Pengacara yang mengenyam
pendidikan S1, S2, dan mendapatkan gelar doktornya di Universitas Jayabaya itu
juga menuturkan kelebihan dari cara yang ia temukan itu adalah adanya keadilan di
kalangan para pengusaha–meskipun ia sadar bahwa caranya itu tidak dapat
dilaksanakan untuk saat ini sebab peraturan pengadaan yang tidak memperbolehkan–,
sedangkan sistem yang sekarang ia merasa hanya yang besar yang diuntungkan. Ia pun
mengusulkan perombakan besar sampai ke soal penyusunan kembali peraturan.
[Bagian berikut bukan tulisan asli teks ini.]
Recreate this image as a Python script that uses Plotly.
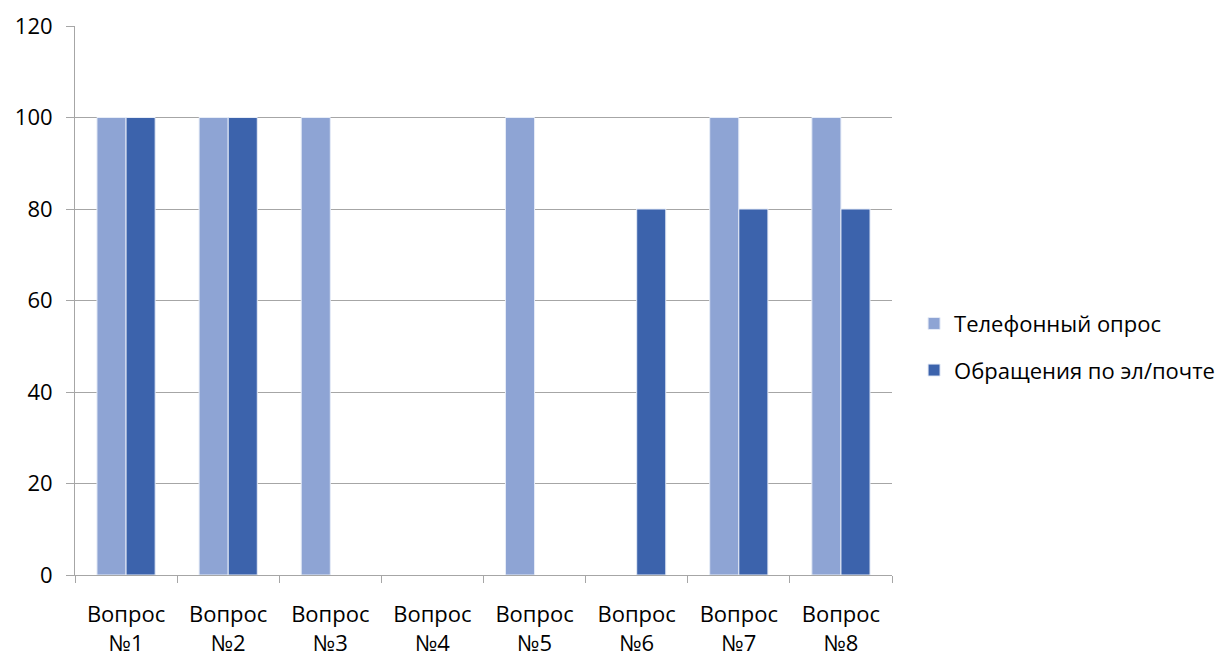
import plotly.graph_objects as go

categories = ["Вопрос<br>№1", "Вопрос<br>№2", "Вопрос<br>№3", "Вопрос<br>№4",
              "Вопрос<br>№5", "Вопрос<br>№6", "Вопрос<br>№7", "Вопрос<br>№8"]
phone_survey = [100, 100, 100, 0, 100, 0, 100, 100]
email_requests = [100, 100, 0, 0, 0, 80, 80, 80]
y_ticks = [0, 20, 40, 60, 80, 100, 120]

FONT = "Open Sans, Noto Sans, sans-serif"


def outline_widths(values):
    # no outline on empty bars so the axis line stays clean
    return [1 if v else 0 for v in values]


fig = go.Figure()
fig.add_trace(go.Bar(
    x=categories, y=phone_survey, name="Телефонный опрос",
    marker=dict(color="#8EA4D4",
                line=dict(color="#E6ECF7", width=outline_widths(phone_survey))),
    legendgroup="a",
))
fig.add_trace(go.Bar(
    x=categories, y=email_requests, name="Обращения по эл/почте",
    marker=dict(color="#3C63AC",
                line=dict(color="#E6ECF7", width=outline_widths(email_requests))),
    legendgroup="b",
))

fig.update_layout(
    width=1230, height=656,
    margin=dict(l=75, r=338, t=26, b=81, autoexpand=False),
    paper_bgcolor="white", plot_bgcolor="white",
    barmode="group", bargap=0.43, bargroupgap=0,
    font=dict(family=FONT, size=22, color="black"),
    legend=dict(
        x=1.027, y=0.415, xanchor="left", yanchor="middle",
        font=dict(size=22), traceorder="grouped", tracegroupgap=15,
        itemwidth=30, bgcolor="rgba(0,0,0,0)",
    ),
    xaxis=dict(
        type="category", tickson="boundaries", automargin=False,
        showline=True, linecolor="#A6A6A6", linewidth=1,
        ticks="outside", ticklen=7, tickcolor="#A6A6A6",
        showgrid=False, tickfont=dict(size=22), ticklabelstandoff=20,
    ),
    yaxis=dict(
        range=[0, 120], tickvals=y_ticks, automargin=False,
        showline=True, linecolor="#A6A6A6", linewidth=1,
        ticks="outside", ticklen=8, tickcolor="#A6A6A6",
        showgrid=True, gridcolor="#A6A6A6", gridwidth=1,
        zeroline=False, tickfont=dict(size=22), ticklabelstandoff=9,
    ),
)

fig.write_html("out.html")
Syafril pernah menjadi pengusaha
rekanan dengan Kementerian Sosial lalu di Pertamina. Namun, ia menolak untuk
menyogok dan akhirnya kalah. Bahkan, belum lama ini ia ditawari memasok
kebutuhan bansos di Kemensos ia juga menolak.
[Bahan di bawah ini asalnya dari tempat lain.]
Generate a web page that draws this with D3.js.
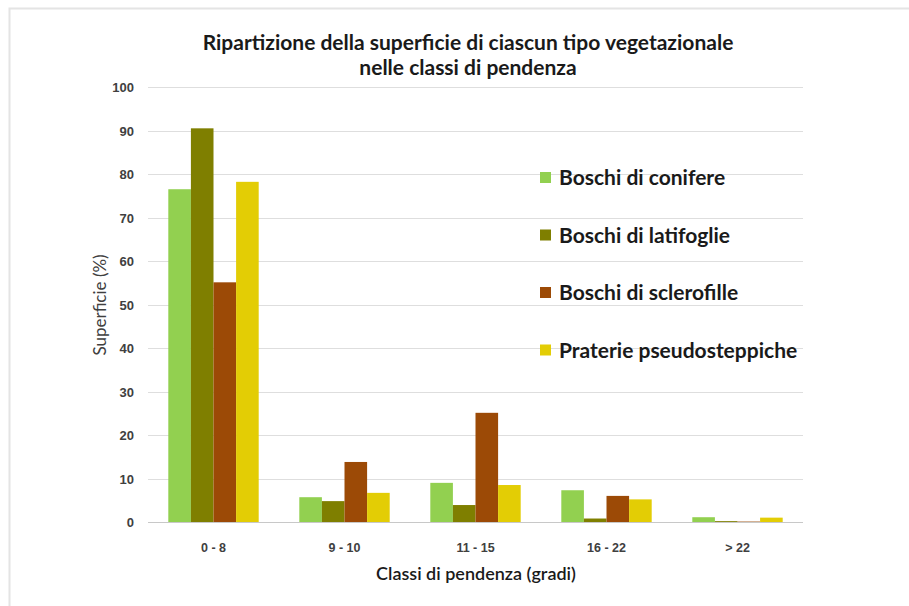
<!DOCTYPE html>
<html>
<head>
<meta charset="utf-8">
<script src="https://cdn.jsdelivr.net/npm/d3@7"></script>
<style>
  body { margin: 0; background: #fff; }
  svg { font-family: Lato, "Open Sans", sans-serif; }
</style>
</head>
<body>
<script>
const categories = ["0 - 8", "9 - 10", "11 - 15", "16 - 22", "> 22"];
const seriesNames = ["Boschi di conifere", "Boschi di latifoglie", "Boschi di sclerofille", "Praterie pseudosteppiche"];
const conifere = [76.5, 5.7, 9.0, 7.3, 1.1];
const latifoglie = [90.5, 4.8, 3.9, 0.8, 0.2];
const sclerofille = [55.1, 13.8, 25.1, 6.0, 0.1];
const praterie = [78.2, 6.7, 8.5, 5.2, 1.0];
const yTicks = [0, 10, 20, 30, 40, 50, 60, 70, 80, 90, 100];
const colors = ["#92d050", "#7f7f00", "#9c4a06", "#e3cd05"];

const values = [conifere, latifoglie, sclerofille, praterie];
const w = 909, h = 606;

const svg = d3.select("body")
              .append("svg")
              .attr("width", w)
              .attr("height", h)

// faint frame
svg.append("rect")
   .attr("x", 9.5)
   .attr("y", 8.5)
   .attr("width", w + 20)
   .attr("height", h + 20)
   .attr("fill", "none")
   .attr("stroke", "#e4e4e4")
   .attr("stroke-width", 2)

const x0 = d3.scaleBand()
             .domain(categories)
             .range([148, 803])
             .paddingInner(0.31)
             .paddingOuter(0.155)

const x1 = d3.scaleBand()
             .domain(seriesNames)
             .range([0, x0.bandwidth()])

const y = d3.scaleLinear()
            .domain([0, 100])
            .range([522, 87])

// gridlines
svg.append("g")
   .selectAll("line")
   .data(yTicks)
   .enter()
   .append("line")
   .attr("x1", 148)
   .attr("x2", 803)
   .attr("y1", d => Math.round(y(d)) + 0.5)
   .attr("y2", d => Math.round(y(d)) + 0.5)
   .attr("stroke", d => d === 0 ? "#c8c8c8" : "#dedede")

const yAxis = d3.axisLeft(y).tickValues(yTicks).tickSize(0).tickPadding(0)
svg.append("g")
   .attr("transform", "translate(134,0)")
   .call(yAxis)
   .call(g => g.select(".domain").remove())
   .selectAll("text")
   .attr("dy", "0.35em")
   .style("font-size", "13px")
   .style("font-weight", "bold")
   .style("fill", "#404040")

const xAxis = d3.axisBottom(x0).tickSize(0).tickPadding(0)
svg.append("g")
   .attr("transform", "translate(0,543)")
   .call(xAxis)
   .call(g => g.select(".domain").remove())
   .selectAll("text")
   .attr("dy", "0.71em")
   .style("font-size", "12.5px")
   .style("font-weight", "bold")
   .style("fill", "#404040")

// bars
const groups = svg.append("g")
                  .selectAll("g")
                  .data(categories)
                  .enter()
                  .append("g")
                  .attr("transform", d => "translate(" + x0(d) + ",0)")

groups.selectAll("rect")
      .data((c, i) => seriesNames.map((s, j) => ({ s: s, v: values[j][i], j: j })))
      .enter()
      .append("rect")
      .attr("x", d => x1(d.s))
      .attr("y", d => y(d.v))
      .attr("width", x1.bandwidth())
      .attr("height", d => y(0) - y(d.v))
      .attr("fill", d => colors[d.j])

// title
svg.append("text")
   .attr("x", 468)
   .attr("y", 50)
   .attr("text-anchor", "middle")
   .style("font-size", "21px")
   .style("font-weight", "bold")
   .style("fill", "#1a1a1a")
   .text("Ripartizione della superficie di ciascun tipo vegetazionale")
svg.append("text")
   .attr("x", 468)
   .attr("y", 75)
   .attr("text-anchor", "middle")
   .style("font-size", "21px")
   .style("font-weight", "bold")
   .style("fill", "#1a1a1a")
   .text("nelle classi di pendenza")

// axis titles
svg.append("text")
   .attr("transform", "translate(106,305) rotate(-90)")
   .attr("text-anchor", "middle")
   .style("font-size", "17px")
   .style("fill", "#404040")
   .text("Superficie (%)")

svg.append("text")
   .attr("x", 476)
   .attr("y", 580)
   .attr("text-anchor", "middle")
   .style("font-size", "18px")
   .style("font-weight", "600")
   .style("fill", "#1a1a1a")
   .text("Classi di pendenza (gradi)")

// legend
const legend = svg.append("g")
const items = legend.selectAll("g")
                    .data(seriesNames)
                    .enter()
                    .append("g")
                    .attr("transform", (d, i) => "translate(0," + (178 + i * 57.5) + ")")
items.append("rect")
     .attr("x", 540)
     .attr("y", -6)
     .attr("width", 11)
     .attr("height", 11)
     .attr("fill", (d, i) => colors[i])
items.append("text")
     .attr("x", 559)
     .attr("y", 0)
     .attr("dy", "0.35em")
     .style("font-size", "21px")
     .style("font-weight", "bold")
     .style("fill", "#1a1a1a")
     .text(d => d)
</script>
</body>
</html>
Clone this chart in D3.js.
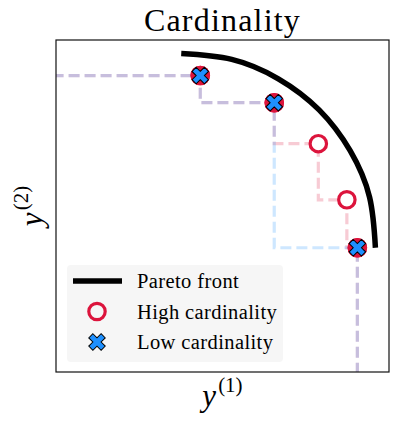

“Kalau saya mau sudah ikut
ditangkap KPK,” kelakarnya.
Dalam perbincangan itu, Dahlan Iskan
juga mengetahui bahwa pria yang isrtrinya bekerja sebagai notaris itu adalah
orang yang telaten dalam hal religius, termasuk penelolaan keuangan keluarga.
Keluarga
ini tidak punya tabungan di bank. Alasannya: riba. Semua uangnya disimpan di
kotak khusus di rumahnya di Jakarta.
Ketika
ditanya apakah tidak takut kemakan inflasi ia menjawab, "Sebagian disimpan
dalam bentuk emas batangan. Sebagian lagi dalam bentuk dolar. Lalu ada juga
dalam bentuk rupiah."
Hampir
semua transaksi ia lakukan dengan cash.
Ia perlu menyimpan dolar untuk jaga-jaga perlu uang kontan mendadak. Bisa
ditukar ke rupiah dengan mudah.
Bagaimana
kalau harus isi pulsa dan beli token listrik? Yang hanya menerima dari transfer
bank?
"Kami
punya tabungan kecil di bank," ujar Sang Istri menimpali.
"Lho,
kan riba juga," sela Dahlan Iskan.
"Tabungan
kami kecil sekali. Cukup untuk beli makanan lewat online, beli pulsa, dan
listrik," kata Syafril.
"Biar
kecil, kan riba juga," seloroh Dahlan lagi.
"Oh,
begini," lanjutnya, "misalnya saya menabung Rp 10 juta. Saya tidak
pernah berharap bunga. Di hati saya tetap bahwa uang saya di bank Rp 10
juta," katanya.
"Kan, secara otomatis bank memberi bunga. Yang otomatis pula masuk ke tabungan," sahut Dahlan Iskan.
"Saya
sudah hitung, nilai tabungan saya itu terbatas. Kalau pun dapat bunganya, bunga
itu habis untuk uang administrasi bank," jawabnya.
Perbincangan
pun berakhir sebab jarum jam telah menunjukkan pukul 10 malam, dan rombongan
tahu bahwa Dahlan harus segera beristirahat.
Sedang
hujan belum mereda, Syafril beserta rombongan pamit langsung balik ke Jakarta.